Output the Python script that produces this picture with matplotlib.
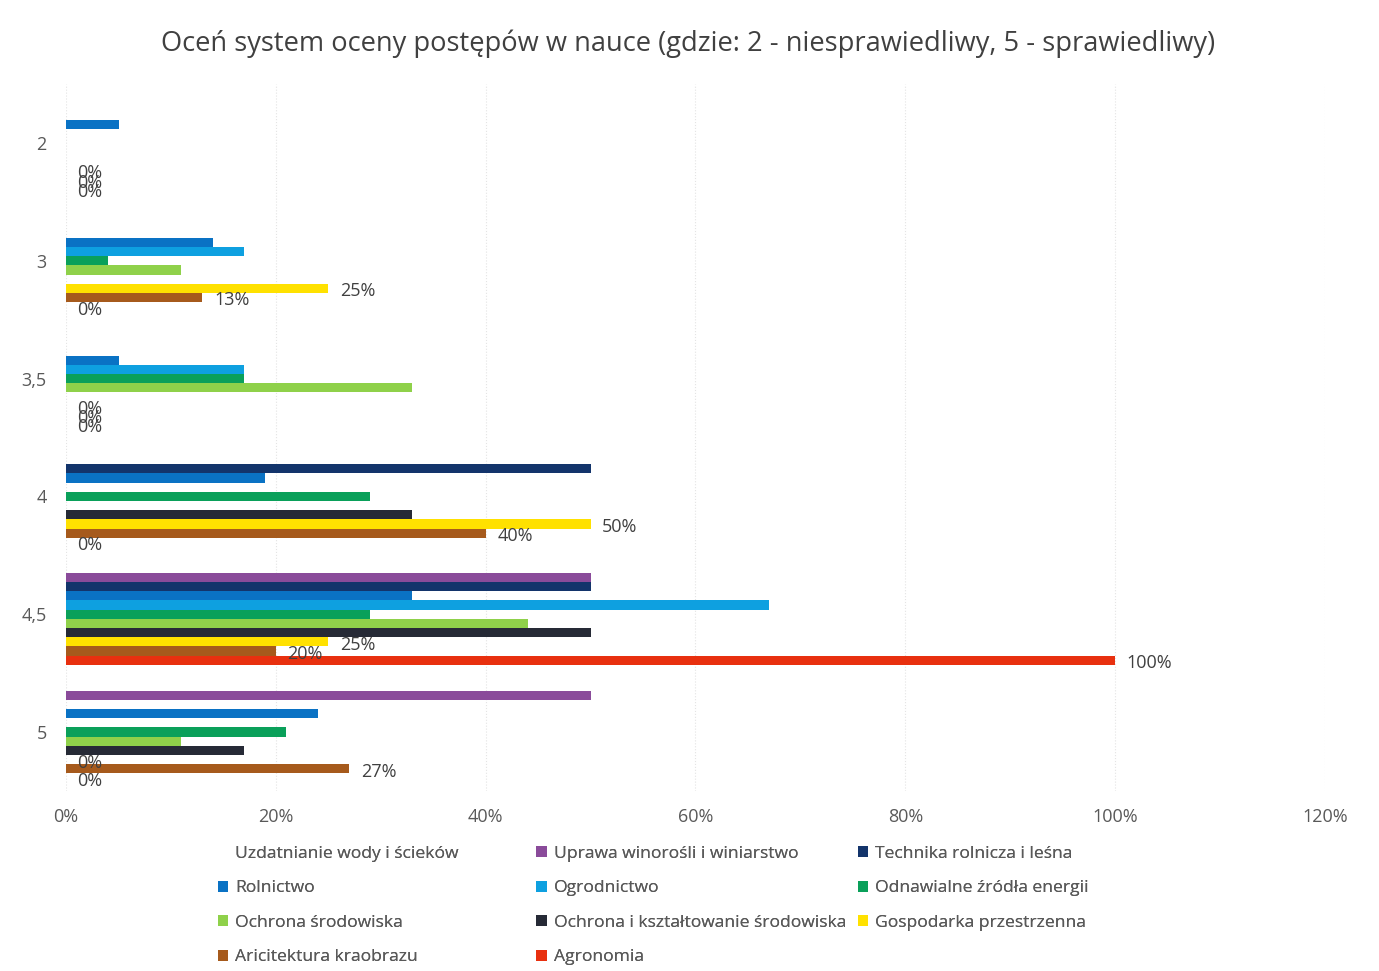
import matplotlib

matplotlib.use("Agg")
import matplotlib.pyplot as plt
import numpy as np
from matplotlib.patches import Patch

plt.rcParams["font.family"] = ["Open Sans", "DejaVu Sans"]

TITLE = "Oceń system oceny postępów w nauce (gdzie: 2 - niesprawiedliwy, 5 - sprawiedliwy)"
CATEGORIES = ["2", "3", "3,5", "4", "4,5", "5"]

SERIES = [
    "Uzdatnianie wody i ścieków",
    "Uprawa winorośli i winiarstwo",
    "Technika rolnicza i leśna",
    "Rolnictwo",
    "Ogrodnictwo",
    "Odnawialne źródła energii",
    "Ochrona środowiska",
    "Ochrona i kształtowanie środowiska",
    "Gospodarka przestrzenna",
    "Aricitektura kraobrazu",
    "Agronomia",
]
COLORS = ["none", "#8a4b9a", "#13346b", "#0a72c4", "#0ea0e0", "#0aa05a",
          "#8fd14a", "#262a36", "#ffe100", "#a65a1c", "#e8300f"]

# values in %, one list per series, in category order 2, 3, 3,5, 4, 4,5, 5
uzdatnianie = [0, 0, 0, 0, 0, 0]
uprawa = [0, 0, 0, 0, 50, 50]
technika = [0, 0, 0, 50, 50, 0]
rolnictwo = [5, 14, 5, 19, 33, 24]
ogrodnictwo = [0, 17, 17, 0, 67, 0]
odnawialne = [0, 4, 17, 29, 29, 21]
ochrona = [0, 11, 33, 0, 44, 11]
ochrona_ksz = [0, 0, 0, 33, 50, 17]
gospodarka = [0, 25, 0, 50, 25, 0]
architektura = [0, 13, 0, 40, 20, 27]
agronomia = [0, 0, 0, 0, 100, 0]

VALUES = [uzdatnianie, uprawa, technika, rolnictwo, ogrodnictwo, odnawialne,
          ochrona, ochrona_ksz, gospodarka, architektura, agronomia]
LABELLED = {8, 9, 10}  # series with data labels

fig = plt.figure(figsize=(13.79, 9.71), dpi=100)
ax = fig.add_axes([0.0479, 0.1854, 0.9129, 0.7281])

n = len(SERIES)
h = 0.078
centers = np.arange(len(CATEGORIES))
for i, (name, vals, col) in enumerate(zip(SERIES, VALUES, COLORS)):
    y = centers + (i - (n - 1) / 2) * h
    ax.barh(y, vals, height=h, color=col, label=name, zorder=3)
    if i in LABELLED:
        for yy, v in zip(y, vals):
            ax.text(v + 1.1, yy + 0.025, f"{v}%", va="center", ha="left",
                    fontsize=13, color="#404040", zorder=4)

ax.set_xlim(0, 120)
ax.set_ylim(len(CATEGORIES) - 0.5, -0.5)
ax.set_xticks(np.arange(0, 121, 20))
ax.set_xticklabels([f"{t}%" for t in range(0, 121, 20)])
ax.set_yticks(centers)
ax.set_yticklabels(CATEGORIES)
ax.tick_params(axis="both", length=0, labelsize=13, colors="#595959")
ax.tick_params(axis="x", pad=12)
ax.tick_params(axis="y", pad=14)
ax.grid(axis="x", color="#e4e4e4", linewidth=0.8, linestyle=":", zorder=0)
for s in ax.spines.values():
    s.set_visible(False)

fig.text(0.499, 0.955, TITLE, ha="center", va="center", fontsize=19.6, color="#404040")

# legend: three columns placed by hand, filled row by row
handles = [Patch(facecolor=c if c != "none" else "white", edgecolor="none") for c in COLORS]
col_x = [0.158, 0.389, 0.622]
for c, x0 in enumerate(col_x):
    idx = list(range(c, n, 3))
    leg = fig.legend([handles[k] for k in idx], [SERIES[k] for k in idx],
                     loc="upper left", bbox_to_anchor=(x0, 0.129), frameon=False,
                     fontsize=12.6, handlelength=0.6, handleheight=0.6,
                     handletextpad=0.4, labelspacing=1.06, borderpad=0, borderaxespad=0)
    for t in leg.get_texts():
        t.set_color("#595959")
    fig.add_artist(leg)

fig.savefig("out.png", dpi=100, facecolor="white")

_____

- **SHORT EXERCISE**: Reproduce each line exactly as it appears, omitting the pictures.

- **TASK ANSWER**:
Output the Python script that produces this picture with matplotlib.
import matplotlib

matplotlib.use("Agg")
import matplotlib.pyplot as plt
import numpy as np
from matplotlib.patches import Patch

plt.rcParams["font.family"] = ["Open Sans", "DejaVu Sans"]

TITLE = "Oceń system oceny postępów w nauce (gdzie: 2 - niesprawiedliwy, 5 - sprawiedliwy)"
CATEGORIES = ["2", "3", "3,5", "4", "4,5", "5"]

SERIES = [
    "Uzdatnianie wody i ścieków",
    "Uprawa winorośli i winiarstwo",
    "Technika rolnicza i leśna",
    "Rolnictwo",
    "Ogrodnictwo",
    "Odnawialne źródła energii",
    "Ochrona środowiska",
    "Ochrona i kształtowanie środowiska",
    "Gospodarka przestrzenna",
    "Aricitektura kraobrazu",
    "Agronomia",
]
COLORS = ["none", "#8a4b9a", "#13346b", "#0a72c4", "#0ea0e0", "#0aa05a",
          "#8fd14a", "#262a36", "#ffe100", "#a65a1c", "#e8300f"]

# values in %, one list per series, in category order 2, 3, 3,5, 4, 4,5, 5
uzdatnianie = [0, 0, 0, 0, 0, 0]
uprawa = [0, 0, 0, 0, 50, 50]
technika = [0, 0, 0, 50, 50, 0]
rolnictwo = [5, 14, 5, 19, 33, 24]
ogrodnictwo = [0, 17, 17, 0, 67, 0]
odnawialne = [0, 4, 17, 29, 29, 21]
ochrona = [0, 11, 33, 0, 44, 11]
ochrona_ksz = [0, 0, 0, 33, 50, 17]
gospodarka = [0, 25, 0, 50, 25, 0]
architektura = [0, 13, 0, 40, 20, 27]
agronomia = [0, 0, 0, 0, 100, 0]

VALUES = [uzdatnianie, uprawa, technika, rolnictwo, ogrodnictwo, odnawialne,
          ochrona, ochrona_ksz, gospodarka, architektura, agronomia]
LABELLED = {8, 9, 10}  # series with data labels

fig = plt.figure(figsize=(13.79, 9.71), dpi=100)
ax = fig.add_axes([0.0479, 0.1854, 0.9129, 0.7281])

n = len(SERIES)
h = 0.078
centers = np.arange(len(CATEGORIES))
for i, (name, vals, col) in enumerate(zip(SERIES, VALUES, COLORS)):
    y = centers + (i - (n - 1) / 2) * h
    ax.barh(y, vals, height=h, color=col, label=name, zorder=3)
    if i in LABELLED:
        for yy, v in zip(y, vals):
            ax.text(v + 1.1, yy + 0.025, f"{v}%", va="center", ha="left",
                    fontsize=13, color="#404040", zorder=4)

ax.set_xlim(0, 120)
ax.set_ylim(len(CATEGORIES) - 0.5, -0.5)
ax.set_xticks(np.arange(0, 121, 20))
ax.set_xticklabels([f"{t}%" for t in range(0, 121, 20)])
ax.set_yticks(centers)
ax.set_yticklabels(CATEGORIES)
ax.tick_params(axis="both", length=0, labelsize=13, colors="#595959")
ax.tick_params(axis="x", pad=12)
ax.tick_params(axis="y", pad=14)
ax.grid(axis="x", color="#e4e4e4", linewidth=0.8, linestyle=":", zorder=0)
for s in ax.spines.values():
    s.set_visible(False)

fig.text(0.499, 0.955, TITLE, ha="center", va="center", fontsize=19.6, color="#404040")

# legend: three columns placed by hand, filled row by row
handles = [Patch(facecolor=c if c != "none" else "white", edgecolor="none") for c in COLORS]
col_x = [0.158, 0.389, 0.622]
for c, x0 in enumerate(col_x):
    idx = list(range(c, n, 3))
    leg = fig.legend([handles[k] for k in idx], [SERIES[k] for k in idx],
                     loc="upper left", bbox_to_anchor=(x0, 0.129), frameon=False,
                     fontsize=12.6, handlelength=0.6, handleheight=0.6,
                     handletextpad=0.4, labelspacing=1.06, borderpad=0, borderaxespad=0)
    for t in leg.get_texts():
        t.set_color("#595959")
    fig.add_artist(leg)

fig.savefig("out.png", dpi=100, facecolor="white")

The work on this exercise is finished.